I talked to one securities analyst recognized as the expert on golf stocks and he told me that if Adams wanted to put itself up for sale, he could "put together a deal in a week."

I should hope so. As we seem to agree, this is a company that needs selling. A smart buyer could probably dump most of that excess inventory, and cut SG&A, and end up with something earning a little more free cash flow on a lot less investment. That would be a great move. If I saw evidence that management was moving in that direction, I'd change my view of the company. But it's all too easy to buy one of these now, and realize in ten years that earnings have increased slower than inflation, that all the extra cash is going back into that super-slow compound growth, and that the only exciting moments in the company's life are when it has an inventory writedown, a customer blowup, or its huge overseas supplier decides to squeeze a little more.
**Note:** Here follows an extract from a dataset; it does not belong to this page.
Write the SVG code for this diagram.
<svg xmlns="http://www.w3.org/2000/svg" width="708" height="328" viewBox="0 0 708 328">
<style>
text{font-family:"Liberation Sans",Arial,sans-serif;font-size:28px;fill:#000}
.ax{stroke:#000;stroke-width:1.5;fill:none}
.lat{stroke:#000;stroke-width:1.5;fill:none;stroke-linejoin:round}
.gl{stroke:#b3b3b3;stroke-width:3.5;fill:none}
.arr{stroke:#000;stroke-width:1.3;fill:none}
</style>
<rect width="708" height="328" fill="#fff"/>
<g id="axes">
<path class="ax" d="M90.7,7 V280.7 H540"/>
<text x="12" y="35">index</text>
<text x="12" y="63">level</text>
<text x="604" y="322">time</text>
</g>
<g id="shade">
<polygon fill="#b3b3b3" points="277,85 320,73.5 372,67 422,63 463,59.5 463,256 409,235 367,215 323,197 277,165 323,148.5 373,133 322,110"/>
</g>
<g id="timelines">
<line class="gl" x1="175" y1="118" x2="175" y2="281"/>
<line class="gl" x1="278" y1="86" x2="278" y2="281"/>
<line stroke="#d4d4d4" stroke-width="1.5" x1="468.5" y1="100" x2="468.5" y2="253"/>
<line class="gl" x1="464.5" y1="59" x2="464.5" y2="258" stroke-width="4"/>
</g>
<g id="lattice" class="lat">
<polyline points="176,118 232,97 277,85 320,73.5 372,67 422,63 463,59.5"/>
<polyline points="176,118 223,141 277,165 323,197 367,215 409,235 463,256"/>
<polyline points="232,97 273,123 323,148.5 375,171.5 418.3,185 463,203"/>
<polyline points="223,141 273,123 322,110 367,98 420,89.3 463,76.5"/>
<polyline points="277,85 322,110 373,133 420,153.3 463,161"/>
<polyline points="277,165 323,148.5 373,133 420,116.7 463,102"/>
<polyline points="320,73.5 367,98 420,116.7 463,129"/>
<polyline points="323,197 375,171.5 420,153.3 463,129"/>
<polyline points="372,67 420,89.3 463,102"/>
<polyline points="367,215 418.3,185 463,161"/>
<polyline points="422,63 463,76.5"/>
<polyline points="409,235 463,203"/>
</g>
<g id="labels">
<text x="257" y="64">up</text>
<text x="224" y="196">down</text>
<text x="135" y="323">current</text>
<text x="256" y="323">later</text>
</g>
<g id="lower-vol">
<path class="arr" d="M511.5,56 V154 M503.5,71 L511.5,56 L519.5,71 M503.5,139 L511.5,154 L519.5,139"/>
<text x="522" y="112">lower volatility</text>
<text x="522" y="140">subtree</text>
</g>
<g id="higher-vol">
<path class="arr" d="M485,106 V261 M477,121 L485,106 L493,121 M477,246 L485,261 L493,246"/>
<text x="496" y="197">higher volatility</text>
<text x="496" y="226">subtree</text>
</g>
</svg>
One more thing: it's important to take into account the seasonality in Adams' business: the vast majority of sales come in Q1 and Q2, and then the receivables convert to cash in Q3 and Q4 and the cycle starts again as the company builds up inventory: the end of the first quarter is the company's low-point for cash/balance sheet quality, and then it strengthens over the course of the year.
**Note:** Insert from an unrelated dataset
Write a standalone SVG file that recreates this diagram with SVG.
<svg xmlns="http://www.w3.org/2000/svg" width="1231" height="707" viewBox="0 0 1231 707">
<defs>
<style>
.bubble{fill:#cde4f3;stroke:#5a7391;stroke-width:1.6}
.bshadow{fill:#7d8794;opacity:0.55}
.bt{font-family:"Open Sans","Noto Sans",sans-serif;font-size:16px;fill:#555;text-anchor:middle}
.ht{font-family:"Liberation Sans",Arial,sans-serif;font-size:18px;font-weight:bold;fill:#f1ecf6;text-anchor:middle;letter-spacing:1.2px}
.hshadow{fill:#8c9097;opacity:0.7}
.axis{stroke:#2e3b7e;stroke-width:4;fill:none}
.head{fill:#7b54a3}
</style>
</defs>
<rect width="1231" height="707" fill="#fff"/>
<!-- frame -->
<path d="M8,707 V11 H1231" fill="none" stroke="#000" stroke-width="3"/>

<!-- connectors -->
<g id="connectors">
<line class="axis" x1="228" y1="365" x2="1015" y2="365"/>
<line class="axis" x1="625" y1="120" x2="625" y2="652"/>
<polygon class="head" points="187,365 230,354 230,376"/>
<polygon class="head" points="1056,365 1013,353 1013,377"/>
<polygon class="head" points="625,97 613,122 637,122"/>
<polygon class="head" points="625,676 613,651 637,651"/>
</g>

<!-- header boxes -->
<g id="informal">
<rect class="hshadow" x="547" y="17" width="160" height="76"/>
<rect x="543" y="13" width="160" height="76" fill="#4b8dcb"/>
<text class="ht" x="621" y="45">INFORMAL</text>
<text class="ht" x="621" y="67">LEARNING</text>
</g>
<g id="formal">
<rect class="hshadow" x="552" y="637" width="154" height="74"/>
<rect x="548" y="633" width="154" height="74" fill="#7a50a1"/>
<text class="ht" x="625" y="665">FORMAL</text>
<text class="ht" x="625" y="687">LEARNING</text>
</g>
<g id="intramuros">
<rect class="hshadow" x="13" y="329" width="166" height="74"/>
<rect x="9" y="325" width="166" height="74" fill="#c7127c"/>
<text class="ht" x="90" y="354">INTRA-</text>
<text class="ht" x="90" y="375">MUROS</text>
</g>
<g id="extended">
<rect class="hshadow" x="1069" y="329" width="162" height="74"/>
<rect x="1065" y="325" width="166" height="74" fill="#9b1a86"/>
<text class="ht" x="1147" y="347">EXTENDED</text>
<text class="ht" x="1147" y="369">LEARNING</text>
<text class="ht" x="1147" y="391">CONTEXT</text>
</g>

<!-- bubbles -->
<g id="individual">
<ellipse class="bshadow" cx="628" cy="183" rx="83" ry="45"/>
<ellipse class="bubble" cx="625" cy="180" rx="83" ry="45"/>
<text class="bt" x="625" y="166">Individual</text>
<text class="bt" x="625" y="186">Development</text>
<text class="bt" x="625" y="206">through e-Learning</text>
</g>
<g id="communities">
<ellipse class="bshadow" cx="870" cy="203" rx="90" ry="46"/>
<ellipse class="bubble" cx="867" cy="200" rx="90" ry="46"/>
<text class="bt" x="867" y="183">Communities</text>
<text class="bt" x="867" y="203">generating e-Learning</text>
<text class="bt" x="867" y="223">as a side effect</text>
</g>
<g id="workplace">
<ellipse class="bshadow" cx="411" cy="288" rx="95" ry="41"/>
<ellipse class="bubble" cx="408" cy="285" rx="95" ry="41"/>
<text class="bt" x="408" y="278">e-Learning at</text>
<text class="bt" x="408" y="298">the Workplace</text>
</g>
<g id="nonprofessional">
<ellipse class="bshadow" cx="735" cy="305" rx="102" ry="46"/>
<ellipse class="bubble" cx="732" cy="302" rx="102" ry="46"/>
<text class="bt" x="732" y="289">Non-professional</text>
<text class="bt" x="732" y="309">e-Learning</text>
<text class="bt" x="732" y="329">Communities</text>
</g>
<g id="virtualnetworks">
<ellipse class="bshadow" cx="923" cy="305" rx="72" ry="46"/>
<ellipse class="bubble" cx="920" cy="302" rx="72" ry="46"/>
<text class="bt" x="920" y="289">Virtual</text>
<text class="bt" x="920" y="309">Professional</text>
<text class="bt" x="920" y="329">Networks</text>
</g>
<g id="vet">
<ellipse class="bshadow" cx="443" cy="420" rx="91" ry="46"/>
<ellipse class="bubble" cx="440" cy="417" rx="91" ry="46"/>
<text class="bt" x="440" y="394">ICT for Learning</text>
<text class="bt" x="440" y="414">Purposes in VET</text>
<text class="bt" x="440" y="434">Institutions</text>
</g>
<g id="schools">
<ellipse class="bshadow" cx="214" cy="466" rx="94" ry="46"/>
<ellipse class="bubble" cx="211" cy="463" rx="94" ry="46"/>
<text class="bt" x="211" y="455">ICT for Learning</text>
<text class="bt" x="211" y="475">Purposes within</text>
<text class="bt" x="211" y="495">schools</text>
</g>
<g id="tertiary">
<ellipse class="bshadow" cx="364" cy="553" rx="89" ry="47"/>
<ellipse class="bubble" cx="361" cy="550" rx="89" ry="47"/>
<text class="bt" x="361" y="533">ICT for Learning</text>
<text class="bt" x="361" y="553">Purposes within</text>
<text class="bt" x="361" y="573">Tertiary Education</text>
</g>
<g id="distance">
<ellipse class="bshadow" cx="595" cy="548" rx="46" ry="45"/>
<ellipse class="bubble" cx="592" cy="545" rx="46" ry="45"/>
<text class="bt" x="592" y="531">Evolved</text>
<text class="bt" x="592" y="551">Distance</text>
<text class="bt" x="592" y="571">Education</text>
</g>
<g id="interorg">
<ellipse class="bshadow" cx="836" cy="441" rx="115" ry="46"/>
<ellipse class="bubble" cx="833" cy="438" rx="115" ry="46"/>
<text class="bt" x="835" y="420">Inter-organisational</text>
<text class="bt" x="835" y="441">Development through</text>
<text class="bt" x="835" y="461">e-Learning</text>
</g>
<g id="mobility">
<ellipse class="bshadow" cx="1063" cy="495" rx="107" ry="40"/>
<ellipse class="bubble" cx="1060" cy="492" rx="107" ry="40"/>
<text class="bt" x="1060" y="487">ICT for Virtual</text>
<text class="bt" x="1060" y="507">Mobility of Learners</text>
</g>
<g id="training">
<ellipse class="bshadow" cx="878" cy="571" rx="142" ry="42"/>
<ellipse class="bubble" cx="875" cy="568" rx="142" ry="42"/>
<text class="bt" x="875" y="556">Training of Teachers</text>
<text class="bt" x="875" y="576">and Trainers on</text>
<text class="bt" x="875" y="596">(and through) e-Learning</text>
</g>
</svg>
I was doing year over year comparisons to get around the seasonality issue.

One the most recent conference call, I (and someone else) asked about the increase in receivables/inventory: the mgmt, which is extremely non-promotional so I doubt they would bother lying, said it had to do with production delays and late shipping on the new XTD stuff: shipped later in the quarter, so receivables collect later etc.

A very sharp finance professor I talked to a while ago pointed out that most corporate fraud doesn't start as a way to show huge growth -- it's usually a way for a company to maintain its growth rate when it starts seeing diminishing returns. I'd add that often, the problem isn't fraud, but gambling. When they realize that their business can't get the returns they want from management as usual, they bulk up inventory, stuff the channel, and hope that the market turns around before the whole thing falls apart. Perhaps the good folks at Adams Golf really are expanding at a breakneck pace. Perhaps they are cautious and non-promotional, causing this growth to show up in their demand for capital rather than their ability to produce free cash flow.

But that's too much of a qualitative 'perhaps' for me. Management has turned the company around, from a money-loser to a value-destroyer. There's no shame in running a bad business well. But there's no money in it, either.